Provost of Saint Louis University
- In office 1 April 2015 – June 2018
- Succeeded by: Chester Gillis

Personal details
- Born: October 24, 1960 (age 65) Texas, U.S.
- Education: Baylor University (BA) Purdue University (MS, PhD)
- Website: Office of the Provost

= Nancy Brickhouse =

American academic

Nancy Brickhouse (born October 24, 1960) is an American academic currently serving as provost at Baylor University. Prior to her position at Baylor, she was the provost of Saint Louis University.

She holds a B.A in chemistry from Baylor University, and also holds an M.S and PhD from Purdue University. Brickhouse started her career working in rural district schools in northeastern Texas teaching physics, physical science, and chemistry.

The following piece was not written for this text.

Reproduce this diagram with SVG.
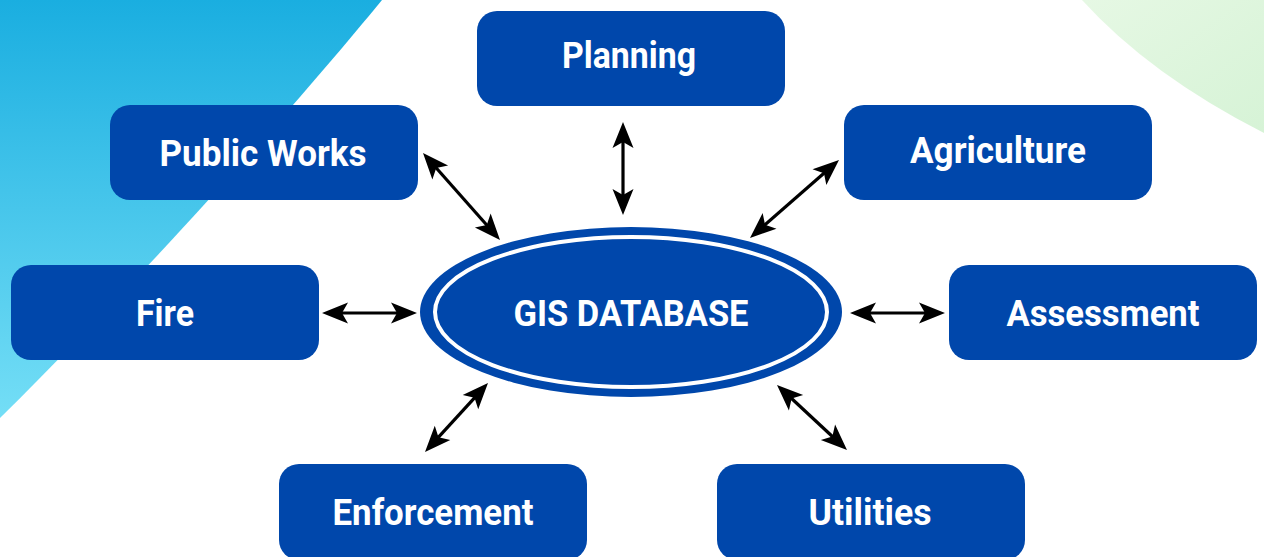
<svg xmlns="http://www.w3.org/2000/svg" width="1264" height="557" viewBox="0 0 1264 557">
  <defs>
    <linearGradient id="cyanWash" x1="0" y1="0" x2="0" y2="1">
      <stop offset="0" stop-color="#1aaee0"/>
      <stop offset="1" stop-color="#74def6"/>
    </linearGradient>
    <linearGradient id="greenWash" x1="0" y1="0" x2="1" y2="1">
      <stop offset="0" stop-color="#e6f8e4"/>
      <stop offset="1" stop-color="#d6f3d6"/>
    </linearGradient>
    <!-- arrow tip, pointing along +x with its point at the origin -->
    <path id="tip" d="M0,0 L-26,-10.5 L-20,0 L-26,10.5 Z" fill="#000"/>
  </defs>
  <style>
    .box { fill: #0047ab; }
    .label { fill: #fff; font-family: Roboto, "Liberation Sans", sans-serif; font-weight: bold; font-size: 37px; text-anchor: middle; }
    .link { stroke: #000; stroke-width: 3.2; fill: none; }
  </style>

  <rect width="1264" height="557" fill="#fff"/>
  <!-- background washes -->
  <path d="M0,0 L382,0 C300,100 150,270 0,418 Z" fill="url(#cyanWash)"/>
  <path d="M1082,0 L1264,0 L1264,133 Q1150,75 1082,0 Z" fill="url(#greenWash)"/>

  <!-- connectors: shafts plus a tip at each end -->
  <g id="connectors">
    <line class="link" x1="623" y1="136" x2="623" y2="201"/>
    <use href="#tip" transform="translate(623,122) rotate(-90)"/>
    <use href="#tip" transform="translate(623,215) rotate(90)"/>

    <line class="link" x1="432.3" y1="163.5" x2="490.7" y2="229.5"/>
    <use href="#tip" transform="translate(423,153) rotate(228.5)"/>
    <use href="#tip" transform="translate(500,240) rotate(48.5)"/>

    <line class="link" x1="828.5" y1="169.2" x2="760.5" y2="228.8"/>
    <use href="#tip" transform="translate(839,160) rotate(-41.2)"/>
    <use href="#tip" transform="translate(750,238) rotate(138.8)"/>

    <line class="link" x1="336" y1="313" x2="403" y2="313"/>
    <use href="#tip" transform="translate(322,313) rotate(180)"/>
    <use href="#tip" transform="translate(417,313)"/>

    <line class="link" x1="864" y1="313" x2="931" y2="313"/>
    <use href="#tip" transform="translate(850,313) rotate(180)"/>
    <use href="#tip" transform="translate(945,313)"/>

    <line class="link" x1="478.6" y1="393.3" x2="434.4" y2="441.7"/>
    <use href="#tip" transform="translate(488,383) rotate(-47.6)"/>
    <use href="#tip" transform="translate(425,452) rotate(132.4)"/>

    <line class="link" x1="787.3" y1="394.5" x2="836.7" y2="440.5"/>
    <use href="#tip" transform="translate(777,385) rotate(222.9)"/>
    <use href="#tip" transform="translate(847,450) rotate(42.9)"/>
  </g>

  <g id="gis-database">
    <ellipse cx="631" cy="312" rx="211" ry="85" class="box"/>
    <ellipse cx="631" cy="312" rx="196" ry="75" fill="none" stroke="#fff" stroke-width="4"/>
    <text class="label" x="631" y="326" textLength="235" lengthAdjust="spacingAndGlyphs">GIS DATABASE</text>
  </g>

  <g id="planning">
    <rect class="box" x="477" y="11" width="308" height="95" rx="20"/>
    <text class="label" x="629" y="68" textLength="134" lengthAdjust="spacingAndGlyphs">Planning</text>
  </g>
  <g id="public-works">
    <rect class="box" x="110" y="105" width="308" height="95" rx="20"/>
    <text class="label" x="263" y="166" textLength="207" lengthAdjust="spacingAndGlyphs">Public Works</text>
  </g>
  <g id="agriculture">
    <rect class="box" x="844" y="105" width="308" height="95" rx="20"/>
    <text class="label" x="998" y="163" textLength="176" lengthAdjust="spacingAndGlyphs">Agriculture</text>
  </g>
  <g id="fire">
    <rect class="box" x="11" y="265" width="308" height="95" rx="20"/>
    <text class="label" x="165" y="326" textLength="58" lengthAdjust="spacingAndGlyphs">Fire</text>
  </g>
  <g id="assessment">
    <rect class="box" x="949" y="265" width="308" height="95" rx="20"/>
    <text class="label" x="1103" y="326" textLength="193" lengthAdjust="spacingAndGlyphs">Assessment</text>
  </g>
  <g id="enforcement">
    <rect class="box" x="279" y="464" width="308" height="96" rx="20"/>
    <text class="label" x="433" y="525" textLength="201" lengthAdjust="spacingAndGlyphs">Enforcement</text>
  </g>
  <g id="utilities">
    <rect class="box" x="717" y="464" width="308" height="96" rx="20"/>
    <text class="label" x="870" y="525" textLength="123" lengthAdjust="spacingAndGlyphs">Utilities</text>
  </g>
</svg>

She worked at the University of Delaware for 27 years before becoming Saint Louis University provost. At Delaware, she held a number of roles, including interim provost and deputy dean of the College of Education and Human Development. She was also a part of the task force that established the first set of science standards for the university.

In 2018, she resigned as provost of Saint Louis University, returning to the school's education department. In February 2019, she was announced as the incoming provost of Baylor University, and stepped into the role in May of that same year.